God rested on the seventh "day;" a day that continues to this day. As the Bible relates, God only rested from His finished work of creation. The finish of creation began God's new work of intervening in the history of mankind; first to prevent the annihilation of His people by Satan's evil minions, and second to intervene Himself in the form of His Son to save a fallen race from sin and evil. God sanctified the seventh day which shows that He meant to use it in His efforts to save mankind from sin and the Devil. Jesus taught in John 9:4, and in several other scriptures, that He came to do the work of His Father.

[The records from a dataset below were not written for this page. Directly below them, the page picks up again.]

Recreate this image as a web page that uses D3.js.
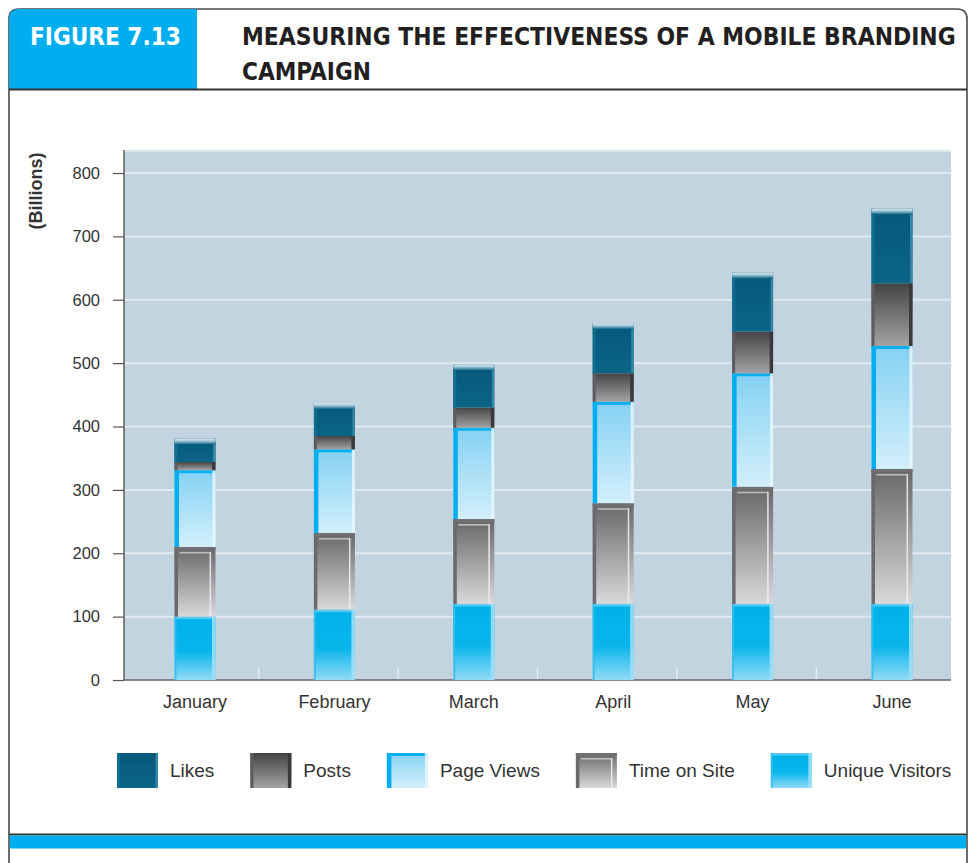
<!DOCTYPE html>
<html>
<head>
<meta charset="utf-8">
<script src="https://cdn.jsdelivr.net/npm/d3@7"></script>
<style>
  html, body { margin: 0; padding: 0; background: #ffffff; }
  svg { display: block; }
</style>
</head>
<body>
<svg id="chart" width="970" height="863"></svg>
<script>
// Monthly figures, in billions, for each campaign metric
const months = ["January", "February", "March", "April", "May", "June"];
const uniqueVisitors = [100, 111, 120, 120, 120, 120];
const timeOnSite = [110, 121, 134, 159, 185, 213];
const pageViews = [121, 132, 144, 160, 179, 194];
const posts = [13, 21, 32, 45, 66, 99];
const likes = [37, 52, 68, 79, 93, 118];
const yTicks = [0, 100, 200, 300, 400, 500, 600, 700, 800];

// Stack order, bottom to top
const seriesKeys = ["uniqueVisitors", "timeOnSite", "pageViews", "posts", "likes"];
const seriesNames = {
  likes: "Likes", posts: "Posts", pageViews: "Page Views",
  timeOnSite: "Time on Site", uniqueVisitors: "Unique Visitors"
};
const legendOrder = ["likes", "posts", "pageViews", "timeOnSite", "uniqueVisitors"];

const table = months.map((m, i) => ({
  month: m,
  uniqueVisitors: uniqueVisitors[i],
  timeOnSite: timeOnSite[i],
  pageViews: pageViews[i],
  posts: posts[i],
  likes: likes[i]
}));

const svg = d3.select("#chart");
const defs = svg.append("defs");

function vGrad(id, stops) {
  const g = defs.append("linearGradient").attr("id", id)
    .attr("x1", 0).attr("y1", 0).attr("x2", 0).attr("y2", 1);
  stops.forEach(([o, c]) => g.append("stop").attr("offset", o).attr("stop-color", c));
}
vGrad("g-likes", [[0, "#07587a"], [1, "#0b6586"]]);
vGrad("g-likes-cap", [[0, "#e3eef3"], [0.45, "#9cc2d2"], [1, "#0b6384"]]);
vGrad("g-posts", [[0, "#444446"], [1, "#a3a3a5"]]);
vGrad("g-pageViews", [[0, "#84d1f3"], [1, "#d3effb"]]);
vGrad("g-timeOnSite", [[0, "#676769"], [1, "#d9d9db"]]);
vGrad("g-uniqueVisitors", [[0, "#00b2ea"], [0.55, "#08b5eb"], [1, "#93dbf6"]]);

// ---- Figure frame ----
svg.append("path")
  .attr("d", "M9,863 L9,19 Q9,9 19,9 L957,9 Q967,9 967,19 L967,863")
  .attr("fill", "#ffffff").attr("stroke", "#4a4a4a").attr("stroke-width", 1.6);
svg.append("path")
  .attr("d", "M9,89 L9,19 Q9,9 19,9 L197,9 L197,89 Z")
  .attr("fill", "#00aeef");
svg.append("line").attr("x1", 9).attr("x2", 967).attr("y1", 89.5).attr("y2", 89.5)
  .attr("stroke", "#333333").attr("stroke-width", 1.8);

// Condensed bold heading: squeeze horizontally to the wanted width
const titleFont = "'Liberation Sans Narrow', 'DejaVu Sans Condensed', 'Liberation Sans', sans-serif";
function heading(str, x0, y0, width, color) {
  const t = svg.append("text").attr("x", 0).attr("y", 0)
    .attr("font-family", titleFont).attr("font-weight", "bold").attr("font-size", 25)
    .attr("fill", color).text(str);
  const natural = t.node().getComputedTextLength();
  t.attr("transform", `translate(${x0},${y0}) scale(${width / natural},1)`);
}
heading("FIGURE 7.13", 30, 45, 151, "#ffffff");
heading("MEASURING THE EFFECTIVENESS OF A MOBILE BRANDING", 242, 45, 714, "#231f20");
heading("CAMPAIGN", 242, 80, 129, "#231f20");

// Bottom rule and band
svg.append("line").attr("x1", 9).attr("x2", 967).attr("y1", 834.5).attr("y2", 834.5)
  .attr("stroke", "#333333").attr("stroke-width", 1.8);
svg.append("rect").attr("x", 9.8).attr("y", 835.5).attr("width", 956.4).attr("height", 13)
  .attr("fill", "#00aeef");

// ---- Plot ----
const plot = { left: 124, right: 951, top: 150, bottom: 680 };
const y = d3.scaleLinear().domain([0, 800]).range([680, 173]);
const x = d3.scalePoint().domain(months).range([195, 892]);
const barW = 41;

svg.append("rect")
  .attr("x", plot.left).attr("y", plot.top)
  .attr("width", plot.right - plot.left).attr("height", plot.bottom - plot.top)
  .attr("fill", "#c1d4df");
svg.append("line").attr("x1", plot.left).attr("x2", plot.right)
  .attr("y1", plot.top + 1).attr("y2", plot.top + 1)
  .attr("stroke", "#dae6ec").attr("stroke-width", 2);

// Horizontal gridlines
svg.append("g").selectAll("line").data(yTicks.filter(t => t > 0)).join("line")
  .attr("x1", plot.left).attr("x2", plot.right)
  .attr("y1", d => y(d)).attr("y2", d => y(d))
  .attr("stroke", "#e1eaf0").attr("stroke-width", 2);

// Short separators between month groups along the base
const seps = months.slice(1).map((m, i) => (x(months[i]) + x(m)) / 2 - 6);
svg.append("g").selectAll("line").data(seps).join("line")
  .attr("x1", d => d).attr("x2", d => d)
  .attr("y1", plot.bottom - 13).attr("y2", plot.bottom)
  .attr("stroke", "#e3ecf1").attr("stroke-width", 1.5);

// Y axis
const yAxis = d3.axisLeft(y).tickValues(yTicks).tickSize(11).tickPadding(13).tickFormat(d3.format("d"));
const yg = svg.append("g").attr("transform", `translate(${plot.left},0)`).call(yAxis);
yg.select(".domain").remove();
yg.selectAll(".tick line").attr("stroke", "#555555").attr("stroke-width", 1.2);
yg.selectAll(".tick text").attr("fill", "#333333")
  .attr("font-family", "'Liberation Sans', Arial, sans-serif").attr("font-size", 16.5);
svg.append("line").attr("x1", plot.left).attr("x2", plot.left)
  .attr("y1", plot.top).attr("y2", plot.bottom)
  .attr("stroke", "#555555").attr("stroke-width", 1.4);
svg.append("line").attr("x1", plot.left).attr("x2", plot.right)
  .attr("y1", plot.bottom).attr("y2", plot.bottom)
  .attr("stroke", "#666666").attr("stroke-width", 1.6);

svg.append("text")
  .attr("transform", "translate(42,191) rotate(-90)")
  .attr("text-anchor", "middle")
  .attr("font-family", "'Liberation Sans', Arial, sans-serif").attr("font-weight", "bold")
  .attr("font-size", 18).attr("fill", "#333333")
  .text("(Billions)");

// X labels
svg.append("g").selectAll("text").data(months).join("text")
  .attr("x", d => x(d)).attr("y", 708)
  .attr("text-anchor", "middle")
  .attr("font-family", "'Liberation Sans', Arial, sans-serif").attr("font-size", 18)
  .attr("fill", "#333333")
  .text(d => d);

// ---- Bevelled segment drawing ----
function drawSegment(g, key, x0, y0, w, h, isTop) {
  g.append("rect").attr("x", x0).attr("y", y0).attr("width", w).attr("height", h)
    .attr("fill", `url(#g-${key})`);
  const strip = (sx, sy, sw, sh, c, op = 1) =>
    g.append("rect").attr("x", sx).attr("y", sy).attr("width", Math.max(0, sw))
      .attr("height", Math.max(0, sh)).attr("fill", c).attr("opacity", op);
  if (key === "likes") {
    strip(x0, y0, 3, h, "#0f6d8f");
    strip(x0 + w - 2.5, y0, 2.5, h, "#3b88a6", 0.9);
    if (isTop) {
      g.append("rect").attr("x", x0).attr("y", y0).attr("width", w).attr("height", 6)
        .attr("fill", "url(#g-likes-cap)");
    }
  } else if (key === "posts") {
    strip(x0, y0, 3, h, "#5d5d5f");
    strip(x0 + w - 3.5, y0, 3.5, h, "#3a3a3c");
  } else if (key === "pageViews") {
    strip(x0, y0, 4.5, h, "#02aeef");
    strip(x0, y0, w, 3, "#06b0ef");
    strip(x0 + w - 3, y0, 3, h, "#e4f5fc", 0.9);
  } else if (key === "timeOnSite") {
    strip(x0, y0, 3.5, h, "#6a6a6c");
    strip(x0, y0, w, 3, "#707072");
    strip(x0 + w - 6, y0 + 5, 1.6, h - 5, "#eeeeee", 0.85);
    strip(x0 + 5, y0 + 5, w - 10, 1.6, "#dddddd", 0.7);
  } else if (key === "uniqueVisitors") {
    strip(x0, y0, w, 2.5, "#55c9f1");
    strip(x0 + w - 3.5, y0, 3.5, h, "#9fdff7", 0.9);
    strip(x0, y0, 2, h, "#35bdee", 0.8);
  }
}

const stacked = d3.stack().keys(seriesKeys)(table);
const barsG = svg.append("g");
stacked.forEach(layer => {
  const key = layer.key;
  layer.forEach(d => {
    const x0 = x(d.data.month) - barW / 2;
    const yTop = y(d[1]);
    const h = y(d[0]) - y(d[1]);
    drawSegment(barsG.append("g"), key, x0, yTop, barW, h, key === "likes");
  });
});

// ---- Legend ----
const legendG = svg.append("g");
const legendFont = "'Liberation Sans', Arial, sans-serif";
let lx = 117;
legendOrder.forEach(key => {
  const g = legendG.append("g");
  drawSegment(g, key, lx, 753, 41, 35, false);
  const t = g.append("text").attr("x", lx + 53).attr("y", 777)
    .attr("font-family", legendFont).attr("font-size", 19).attr("fill", "#333333")
    .text(seriesNames[key]);
  const tw = t.node().getComputedTextLength();
  lx = lx + 53 + tw + 36;
});
</script>
</body>
</html>
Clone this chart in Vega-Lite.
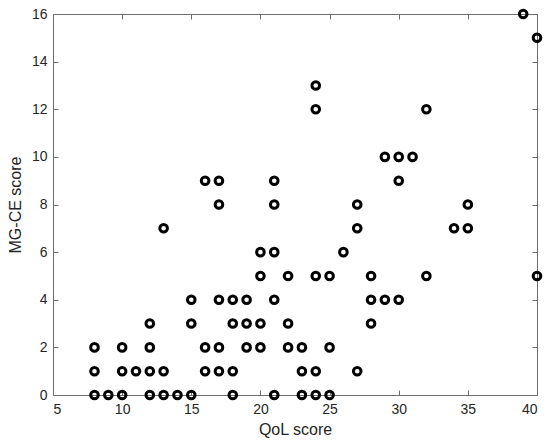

God's work on the seventh day consists of His efforts to save the human race from ruin. God's efforts continue to this day in the work of the Holy Spirit to convict those who hear or read the gospel that they are lost sinners who need to repent of their sins and believe that the Lord Jesus Christ has already done everything they need for their salvation. God saves and preserves those who believe in Jesus forever. In the future, after the final judgment called the Great White Throne Judgment, God will cleanse His universe of all sin and evil, and then He will recreate "new heavens and a new earth, wherein dwelleth righteousness." Read II Peter 3:12-13.